Print the data exactly, leaving nothing out.

[START MATERIAL]

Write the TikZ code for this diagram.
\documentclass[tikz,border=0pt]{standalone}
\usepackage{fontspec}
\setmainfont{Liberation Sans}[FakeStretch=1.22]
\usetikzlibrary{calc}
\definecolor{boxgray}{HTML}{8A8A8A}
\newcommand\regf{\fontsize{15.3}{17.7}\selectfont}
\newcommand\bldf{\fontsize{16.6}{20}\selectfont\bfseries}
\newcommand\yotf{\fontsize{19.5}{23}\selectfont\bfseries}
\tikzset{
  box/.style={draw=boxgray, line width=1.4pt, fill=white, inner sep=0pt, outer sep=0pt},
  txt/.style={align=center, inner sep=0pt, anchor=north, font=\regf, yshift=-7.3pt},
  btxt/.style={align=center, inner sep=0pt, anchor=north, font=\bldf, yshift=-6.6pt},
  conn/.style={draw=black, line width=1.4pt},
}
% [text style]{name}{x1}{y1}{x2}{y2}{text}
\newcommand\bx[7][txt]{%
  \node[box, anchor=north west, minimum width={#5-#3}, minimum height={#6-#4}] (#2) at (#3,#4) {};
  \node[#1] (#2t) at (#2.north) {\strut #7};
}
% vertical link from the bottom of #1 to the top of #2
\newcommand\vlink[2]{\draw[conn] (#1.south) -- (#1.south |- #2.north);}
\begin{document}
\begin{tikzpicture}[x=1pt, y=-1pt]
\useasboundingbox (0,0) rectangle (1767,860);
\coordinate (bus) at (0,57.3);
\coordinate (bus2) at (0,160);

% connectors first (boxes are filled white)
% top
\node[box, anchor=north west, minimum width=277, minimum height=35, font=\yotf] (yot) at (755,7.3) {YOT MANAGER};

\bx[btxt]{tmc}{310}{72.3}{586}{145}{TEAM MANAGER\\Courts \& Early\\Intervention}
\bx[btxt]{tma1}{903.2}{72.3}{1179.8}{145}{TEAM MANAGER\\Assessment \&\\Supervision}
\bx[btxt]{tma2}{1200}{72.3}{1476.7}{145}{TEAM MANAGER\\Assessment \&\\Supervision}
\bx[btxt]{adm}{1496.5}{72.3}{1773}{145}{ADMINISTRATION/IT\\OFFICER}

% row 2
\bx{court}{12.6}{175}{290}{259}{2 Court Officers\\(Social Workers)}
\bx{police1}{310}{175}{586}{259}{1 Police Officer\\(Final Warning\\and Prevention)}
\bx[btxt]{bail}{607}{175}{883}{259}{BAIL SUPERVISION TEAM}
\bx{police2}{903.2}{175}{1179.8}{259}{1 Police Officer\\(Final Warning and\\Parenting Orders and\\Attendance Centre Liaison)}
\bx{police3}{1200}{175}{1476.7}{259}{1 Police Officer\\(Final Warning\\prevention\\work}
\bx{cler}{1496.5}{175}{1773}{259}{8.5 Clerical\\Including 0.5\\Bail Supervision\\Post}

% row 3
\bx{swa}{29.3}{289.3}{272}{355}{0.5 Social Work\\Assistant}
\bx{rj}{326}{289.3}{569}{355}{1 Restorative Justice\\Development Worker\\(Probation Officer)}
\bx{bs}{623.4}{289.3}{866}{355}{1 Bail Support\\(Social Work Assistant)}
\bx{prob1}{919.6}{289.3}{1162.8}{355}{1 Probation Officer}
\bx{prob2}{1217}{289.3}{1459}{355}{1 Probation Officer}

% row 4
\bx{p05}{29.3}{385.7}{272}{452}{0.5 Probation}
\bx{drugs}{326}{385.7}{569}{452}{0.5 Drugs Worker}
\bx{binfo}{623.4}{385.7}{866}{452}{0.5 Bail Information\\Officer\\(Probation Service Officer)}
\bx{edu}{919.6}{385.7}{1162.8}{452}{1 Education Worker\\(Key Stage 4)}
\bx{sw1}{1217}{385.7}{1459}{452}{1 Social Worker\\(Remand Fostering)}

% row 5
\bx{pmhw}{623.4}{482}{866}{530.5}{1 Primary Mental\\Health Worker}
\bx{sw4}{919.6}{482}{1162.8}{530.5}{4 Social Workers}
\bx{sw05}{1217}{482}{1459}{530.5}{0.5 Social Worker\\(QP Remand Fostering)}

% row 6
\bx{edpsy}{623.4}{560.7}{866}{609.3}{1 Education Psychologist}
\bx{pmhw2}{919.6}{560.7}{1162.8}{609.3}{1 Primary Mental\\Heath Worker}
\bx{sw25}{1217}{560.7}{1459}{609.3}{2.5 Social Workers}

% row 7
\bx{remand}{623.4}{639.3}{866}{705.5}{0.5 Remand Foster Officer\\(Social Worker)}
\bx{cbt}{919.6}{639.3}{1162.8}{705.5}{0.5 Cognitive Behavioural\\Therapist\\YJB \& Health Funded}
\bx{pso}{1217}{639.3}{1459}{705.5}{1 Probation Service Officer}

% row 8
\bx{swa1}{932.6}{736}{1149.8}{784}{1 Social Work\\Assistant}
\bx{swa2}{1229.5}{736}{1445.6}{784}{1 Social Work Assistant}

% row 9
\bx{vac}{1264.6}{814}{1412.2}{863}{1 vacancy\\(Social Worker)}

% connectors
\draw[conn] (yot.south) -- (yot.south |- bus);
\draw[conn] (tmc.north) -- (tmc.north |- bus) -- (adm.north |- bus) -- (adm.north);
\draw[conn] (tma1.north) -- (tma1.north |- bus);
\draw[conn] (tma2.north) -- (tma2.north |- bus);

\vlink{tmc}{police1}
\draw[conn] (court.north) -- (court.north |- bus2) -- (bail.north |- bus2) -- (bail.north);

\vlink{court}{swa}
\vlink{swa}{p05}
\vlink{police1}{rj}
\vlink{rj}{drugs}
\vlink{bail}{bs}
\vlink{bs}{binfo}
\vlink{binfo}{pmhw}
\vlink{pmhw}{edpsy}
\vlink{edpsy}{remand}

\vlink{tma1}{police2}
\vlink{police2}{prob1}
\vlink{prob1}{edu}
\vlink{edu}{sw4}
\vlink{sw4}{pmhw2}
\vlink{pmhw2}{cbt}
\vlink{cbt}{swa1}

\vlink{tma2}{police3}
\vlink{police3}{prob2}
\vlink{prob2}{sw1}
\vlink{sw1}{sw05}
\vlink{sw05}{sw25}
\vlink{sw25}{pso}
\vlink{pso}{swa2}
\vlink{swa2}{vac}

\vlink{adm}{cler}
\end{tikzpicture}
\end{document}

[END MATERIAL]

--- WRITTEN SOLUTION ---
Write the TikZ code for this diagram.
\documentclass[tikz,border=0pt]{standalone}
\usepackage{fontspec}
\setmainfont{Liberation Sans}[FakeStretch=1.22]
\usetikzlibrary{calc}
\definecolor{boxgray}{HTML}{8A8A8A}
\newcommand\regf{\fontsize{15.3}{17.7}\selectfont}
\newcommand\bldf{\fontsize{16.6}{20}\selectfont\bfseries}
\newcommand\yotf{\fontsize{19.5}{23}\selectfont\bfseries}
\tikzset{
  box/.style={draw=boxgray, line width=1.4pt, fill=white, inner sep=0pt, outer sep=0pt},
  txt/.style={align=center, inner sep=0pt, anchor=north, font=\regf, yshift=-7.3pt},
  btxt/.style={align=center, inner sep=0pt, anchor=north, font=\bldf, yshift=-6.6pt},
  conn/.style={draw=black, line width=1.4pt},
}
% [text style]{name}{x1}{y1}{x2}{y2}{text}
\newcommand\bx[7][txt]{%
  \node[box, anchor=north west, minimum width={#5-#3}, minimum height={#6-#4}] (#2) at (#3,#4) {};
  \node[#1] (#2t) at (#2.north) {\strut #7};
}
% vertical link from the bottom of #1 to the top of #2
\newcommand\vlink[2]{\draw[conn] (#1.south) -- (#1.south |- #2.north);}
\begin{document}
\begin{tikzpicture}[x=1pt, y=-1pt]
\useasboundingbox (0,0) rectangle (1767,860);
\coordinate (bus) at (0,57.3);
\coordinate (bus2) at (0,160);

% connectors first (boxes are filled white)
% top
\node[box, anchor=north west, minimum width=277, minimum height=35, font=\yotf] (yot) at (755,7.3) {YOT MANAGER};

\bx[btxt]{tmc}{310}{72.3}{586}{145}{TEAM MANAGER\\Courts \& Early\\Intervention}
\bx[btxt]{tma1}{903.2}{72.3}{1179.8}{145}{TEAM MANAGER\\Assessment \&\\Supervision}
\bx[btxt]{tma2}{1200}{72.3}{1476.7}{145}{TEAM MANAGER\\Assessment \&\\Supervision}
\bx[btxt]{adm}{1496.5}{72.3}{1773}{145}{ADMINISTRATION/IT\\OFFICER}

% row 2
\bx{court}{12.6}{175}{290}{259}{2 Court Officers\\(Social Workers)}
\bx{police1}{310}{175}{586}{259}{1 Police Officer\\(Final Warning\\and Prevention)}
\bx[btxt]{bail}{607}{175}{883}{259}{BAIL SUPERVISION TEAM}
\bx{police2}{903.2}{175}{1179.8}{259}{1 Police Officer\\(Final Warning and\\Parenting Orders and\\Attendance Centre Liaison)}
\bx{police3}{1200}{175}{1476.7}{259}{1 Police Officer\\(Final Warning\\prevention\\work}
\bx{cler}{1496.5}{175}{1773}{259}{8.5 Clerical\\Including 0.5\\Bail Supervision\\Post}

% row 3
\bx{swa}{29.3}{289.3}{272}{355}{0.5 Social Work\\Assistant}
\bx{rj}{326}{289.3}{569}{355}{1 Restorative Justice\\Development Worker\\(Probation Officer)}
\bx{bs}{623.4}{289.3}{866}{355}{1 Bail Support\\(Social Work Assistant)}
\bx{prob1}{919.6}{289.3}{1162.8}{355}{1 Probation Officer}
\bx{prob2}{1217}{289.3}{1459}{355}{1 Probation Officer}

% row 4
\bx{p05}{29.3}{385.7}{272}{452}{0.5 Probation}
\bx{drugs}{326}{385.7}{569}{452}{0.5 Drugs Worker}
\bx{binfo}{623.4}{385.7}{866}{452}{0.5 Bail Information\\Officer\\(Probation Service Officer)}
\bx{edu}{919.6}{385.7}{1162.8}{452}{1 Education Worker\\(Key Stage 4)}
\bx{sw1}{1217}{385.7}{1459}{452}{1 Social Worker\\(Remand Fostering)}

% row 5
\bx{pmhw}{623.4}{482}{866}{530.5}{1 Primary Mental\\Health Worker}
\bx{sw4}{919.6}{482}{1162.8}{530.5}{4 Social Workers}
\bx{sw05}{1217}{482}{1459}{530.5}{0.5 Social Worker\\(QP Remand Fostering)}

% row 6
\bx{edpsy}{623.4}{560.7}{866}{609.3}{1 Education Psychologist}
\bx{pmhw2}{919.6}{560.7}{1162.8}{609.3}{1 Primary Mental\\Heath Worker}
\bx{sw25}{1217}{560.7}{1459}{609.3}{2.5 Social Workers}

% row 7
\bx{remand}{623.4}{639.3}{866}{705.5}{0.5 Remand Foster Officer\\(Social Worker)}
\bx{cbt}{919.6}{639.3}{1162.8}{705.5}{0.5 Cognitive Behavioural\\Therapist\\YJB \& Health Funded}
\bx{pso}{1217}{639.3}{1459}{705.5}{1 Probation Service Officer}

% row 8
\bx{swa1}{932.6}{736}{1149.8}{784}{1 Social Work\\Assistant}
\bx{swa2}{1229.5}{736}{1445.6}{784}{1 Social Work Assistant}

% row 9
\bx{vac}{1264.6}{814}{1412.2}{863}{1 vacancy\\(Social Worker)}

% connectors
\draw[conn] (yot.south) -- (yot.south |- bus);
\draw[conn] (tmc.north) -- (tmc.north |- bus) -- (adm.north |- bus) -- (adm.north);
\draw[conn] (tma1.north) -- (tma1.north |- bus);
\draw[conn] (tma2.north) -- (tma2.north |- bus);

\vlink{tmc}{police1}
\draw[conn] (court.north) -- (court.north |- bus2) -- (bail.north |- bus2) -- (bail.north);

\vlink{court}{swa}
\vlink{swa}{p05}
\vlink{police1}{rj}
\vlink{rj}{drugs}
\vlink{bail}{bs}
\vlink{bs}{binfo}
\vlink{binfo}{pmhw}
\vlink{pmhw}{edpsy}
\vlink{edpsy}{remand}

\vlink{tma1}{police2}
\vlink{police2}{prob1}
\vlink{prob1}{edu}
\vlink{edu}{sw4}
\vlink{sw4}{pmhw2}
\vlink{pmhw2}{cbt}
\vlink{cbt}{swa1}

\vlink{tma2}{police3}
\vlink{police3}{prob2}
\vlink{prob2}{sw1}
\vlink{sw1}{sw05}
\vlink{sw05}{sw25}
\vlink{sw25}{pso}
\vlink{pso}{swa2}
\vlink{swa2}{vac}

\vlink{adm}{cler}
\end{tikzpicture}
\end{document}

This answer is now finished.